Transcribe the full listing exactly, and drop every picture.

Recorded data

....

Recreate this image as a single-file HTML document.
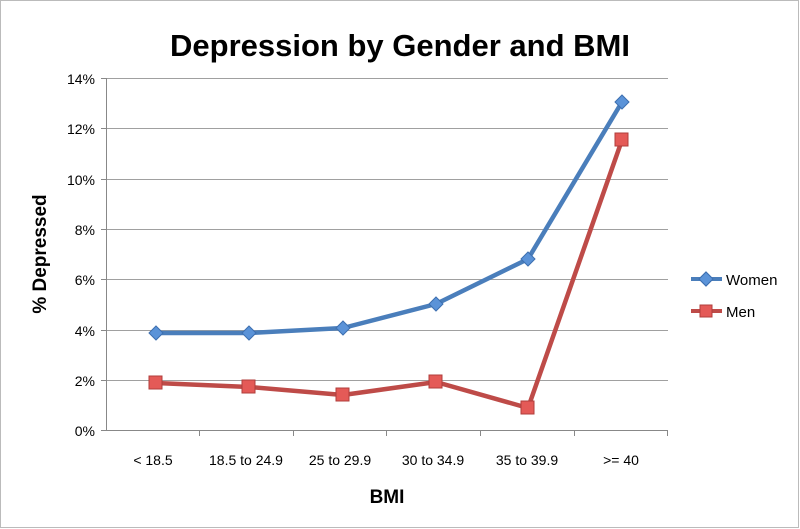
<!DOCTYPE html>
<html><head><style>body{margin:0;background:#fff}svg{display:block}</style></head><body>
<svg width="800" height="529" xmlns="http://www.w3.org/2000/svg" font-family="Liberation Sans, sans-serif">
<rect x="0.5" y="0.5" width="798" height="527" fill="#fff" stroke="#bbb"/>
<text x="400" y="56" text-anchor="middle" font-size="31" font-weight="bold">Depression by Gender and BMI</text>
<g stroke="#a0a0a0" stroke-width="1">
<line x1="106" x2="668" y1="78.5" y2="78.5"/><line x1="106" x2="668" y1="128.5" y2="128.5"/>
<line x1="106" x2="668" y1="179.5" y2="179.5"/><line x1="106" x2="668" y1="229.5" y2="229.5"/>
<line x1="106" x2="668" y1="279.5" y2="279.5"/><line x1="106" x2="668" y1="330.5" y2="330.5"/>
<line x1="106" x2="668" y1="380.5" y2="380.5"/>
</g>
<g stroke="#888" stroke-width="1">
<line x1="106.5" x2="106.5" y1="78" y2="430"/><line x1="106" x2="668" y1="430.5" y2="430.5"/>
<line x1="101" x2="106" y1="78.5" y2="78.5"/><line x1="101" x2="106" y1="128.5" y2="128.5"/><line x1="101" x2="106" y1="179.5" y2="179.5"/><line x1="101" x2="106" y1="229.5" y2="229.5"/><line x1="101" x2="106" y1="279.5" y2="279.5"/><line x1="101" x2="106" y1="330.5" y2="330.5"/><line x1="101" x2="106" y1="380.5" y2="380.5"/><line x1="101" x2="106" y1="430.5" y2="430.5"/>
<line x1="199.5" x2="199.5" y1="430" y2="436"/><line x1="293.5" x2="293.5" y1="430" y2="436"/><line x1="386.5" x2="386.5" y1="430" y2="436"/><line x1="480.5" x2="480.5" y1="430" y2="436"/><line x1="574.5" x2="574.5" y1="430" y2="436"/><line x1="667.5" x2="667.5" y1="430" y2="436"/>
</g>
<g font-size="14" text-anchor="end">
<text x="95" y="84">14%</text><text x="95" y="134">12%</text><text x="95" y="185">10%</text><text x="95" y="235">8%</text><text x="95" y="285">6%</text><text x="95" y="336">4%</text><text x="95" y="386">2%</text><text x="95" y="436">0%</text>
</g>
<g font-size="14" text-anchor="middle">
<text x="153" y="465">&lt; 18.5</text><text x="246" y="465">18.5 to 24.9</text><text x="340" y="465">25 to 29.9</text><text x="433" y="465">30 to 34.9</text><text x="527" y="465">35 to 39.9</text><text x="621" y="465">&gt;= 40</text>
</g>
<text x="387" y="503" text-anchor="middle" font-size="19" font-weight="bold">BMI</text>
<text transform="translate(46,254) rotate(-90)" text-anchor="middle" font-size="19" font-weight="bold">% Depressed</text>
<polyline fill="none" stroke="#4a7ebb" stroke-width="4.5" stroke-linejoin="round" points="156,333 249,333 343,328 436,304 528,259 622,102"/>
<polyline fill="none" stroke="#be4b48" stroke-width="4.5" stroke-linejoin="round" points="156,383 249,387 343,395 436,382 528,408 622,140"/>
<g fill="#5b93d8" stroke="#3d6fb0" stroke-width="1">
<path d="M156 326 L163 333 L156 340 L149 333Z"/><path d="M249 326 L256 333 L249 340 L242 333Z"/><path d="M343 321 L350 328 L343 335 L336 328Z"/><path d="M436 297 L443 304 L436 311 L429 304Z"/><path d="M528 252 L535 259 L528 266 L521 259Z"/><path d="M622 95 L629 102 L622 109 L615 102Z"/>
<path d="M706 272 L713 279 L706 286 L699 279Z" transform=""/>
</g>
<g fill="#e45a57" stroke="#b03e3b" stroke-width="1">
<rect x="149" y="376" width="13" height="13"/><rect x="242" y="380" width="13" height="13"/><rect x="336" y="388" width="13" height="13"/><rect x="429" y="375" width="13" height="13"/><rect x="521" y="401" width="13" height="13"/><rect x="615" y="133" width="13" height="13"/>
</g>
<line x1="691" x2="722" y1="279" y2="279" stroke="#4a7ebb" stroke-width="4"/>
<path d="M706 272 L713 279 L706 286 L699 279Z" fill="#5b93d8" stroke="#3d6fb0"/>
<line x1="691" x2="722" y1="311" y2="311" stroke="#be4b48" stroke-width="4"/>
<rect x="700" y="305" width="12" height="12" fill="#e45a57" stroke="#b03e3b"/>
<text x="726" y="285" font-size="15">Women</text>
<text x="726" y="317" font-size="15">Men</text>
</svg>
</body></html>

....

Full answer
Recreate this image as a single-file HTML document.
<!DOCTYPE html>
<html><head><style>body{margin:0;background:#fff}svg{display:block}</style></head><body>
<svg width="800" height="529" xmlns="http://www.w3.org/2000/svg" font-family="Liberation Sans, sans-serif">
<rect x="0.5" y="0.5" width="798" height="527" fill="#fff" stroke="#bbb"/>
<text x="400" y="56" text-anchor="middle" font-size="31" font-weight="bold">Depression by Gender and BMI</text>
<g stroke="#a0a0a0" stroke-width="1">
<line x1="106" x2="668" y1="78.5" y2="78.5"/><line x1="106" x2="668" y1="128.5" y2="128.5"/>
<line x1="106" x2="668" y1="179.5" y2="179.5"/><line x1="106" x2="668" y1="229.5" y2="229.5"/>
<line x1="106" x2="668" y1="279.5" y2="279.5"/><line x1="106" x2="668" y1="330.5" y2="330.5"/>
<line x1="106" x2="668" y1="380.5" y2="380.5"/>
</g>
<g stroke="#888" stroke-width="1">
<line x1="106.5" x2="106.5" y1="78" y2="430"/><line x1="106" x2="668" y1="430.5" y2="430.5"/>
<line x1="101" x2="106" y1="78.5" y2="78.5"/><line x1="101" x2="106" y1="128.5" y2="128.5"/><line x1="101" x2="106" y1="179.5" y2="179.5"/><line x1="101" x2="106" y1="229.5" y2="229.5"/><line x1="101" x2="106" y1="279.5" y2="279.5"/><line x1="101" x2="106" y1="330.5" y2="330.5"/><line x1="101" x2="106" y1="380.5" y2="380.5"/><line x1="101" x2="106" y1="430.5" y2="430.5"/>
<line x1="199.5" x2="199.5" y1="430" y2="436"/><line x1="293.5" x2="293.5" y1="430" y2="436"/><line x1="386.5" x2="386.5" y1="430" y2="436"/><line x1="480.5" x2="480.5" y1="430" y2="436"/><line x1="574.5" x2="574.5" y1="430" y2="436"/><line x1="667.5" x2="667.5" y1="430" y2="436"/>
</g>
<g font-size="14" text-anchor="end">
<text x="95" y="84">14%</text><text x="95" y="134">12%</text><text x="95" y="185">10%</text><text x="95" y="235">8%</text><text x="95" y="285">6%</text><text x="95" y="336">4%</text><text x="95" y="386">2%</text><text x="95" y="436">0%</text>
</g>
<g font-size="14" text-anchor="middle">
<text x="153" y="465">&lt; 18.5</text><text x="246" y="465">18.5 to 24.9</text><text x="340" y="465">25 to 29.9</text><text x="433" y="465">30 to 34.9</text><text x="527" y="465">35 to 39.9</text><text x="621" y="465">&gt;= 40</text>
</g>
<text x="387" y="503" text-anchor="middle" font-size="19" font-weight="bold">BMI</text>
<text transform="translate(46,254) rotate(-90)" text-anchor="middle" font-size="19" font-weight="bold">% Depressed</text>
<polyline fill="none" stroke="#4a7ebb" stroke-width="4.5" stroke-linejoin="round" points="156,333 249,333 343,328 436,304 528,259 622,102"/>
<polyline fill="none" stroke="#be4b48" stroke-width="4.5" stroke-linejoin="round" points="156,383 249,387 343,395 436,382 528,408 622,140"/>
<g fill="#5b93d8" stroke="#3d6fb0" stroke-width="1">
<path d="M156 326 L163 333 L156 340 L149 333Z"/><path d="M249 326 L256 333 L249 340 L242 333Z"/><path d="M343 321 L350 328 L343 335 L336 328Z"/><path d="M436 297 L443 304 L436 311 L429 304Z"/><path d="M528 252 L535 259 L528 266 L521 259Z"/><path d="M622 95 L629 102 L622 109 L615 102Z"/>
<path d="M706 272 L713 279 L706 286 L699 279Z" transform=""/>
</g>
<g fill="#e45a57" stroke="#b03e3b" stroke-width="1">
<rect x="149" y="376" width="13" height="13"/><rect x="242" y="380" width="13" height="13"/><rect x="336" y="388" width="13" height="13"/><rect x="429" y="375" width="13" height="13"/><rect x="521" y="401" width="13" height="13"/><rect x="615" y="133" width="13" height="13"/>
</g>
<line x1="691" x2="722" y1="279" y2="279" stroke="#4a7ebb" stroke-width="4"/>
<path d="M706 272 L713 279 L706 286 L699 279Z" fill="#5b93d8" stroke="#3d6fb0"/>
<line x1="691" x2="722" y1="311" y2="311" stroke="#be4b48" stroke-width="4"/>
<rect x="700" y="305" width="12" height="12" fill="#e45a57" stroke="#b03e3b"/>
<text x="726" y="285" font-size="15">Women</text>
<text x="726" y="317" font-size="15">Men</text>
</svg>
</body></html>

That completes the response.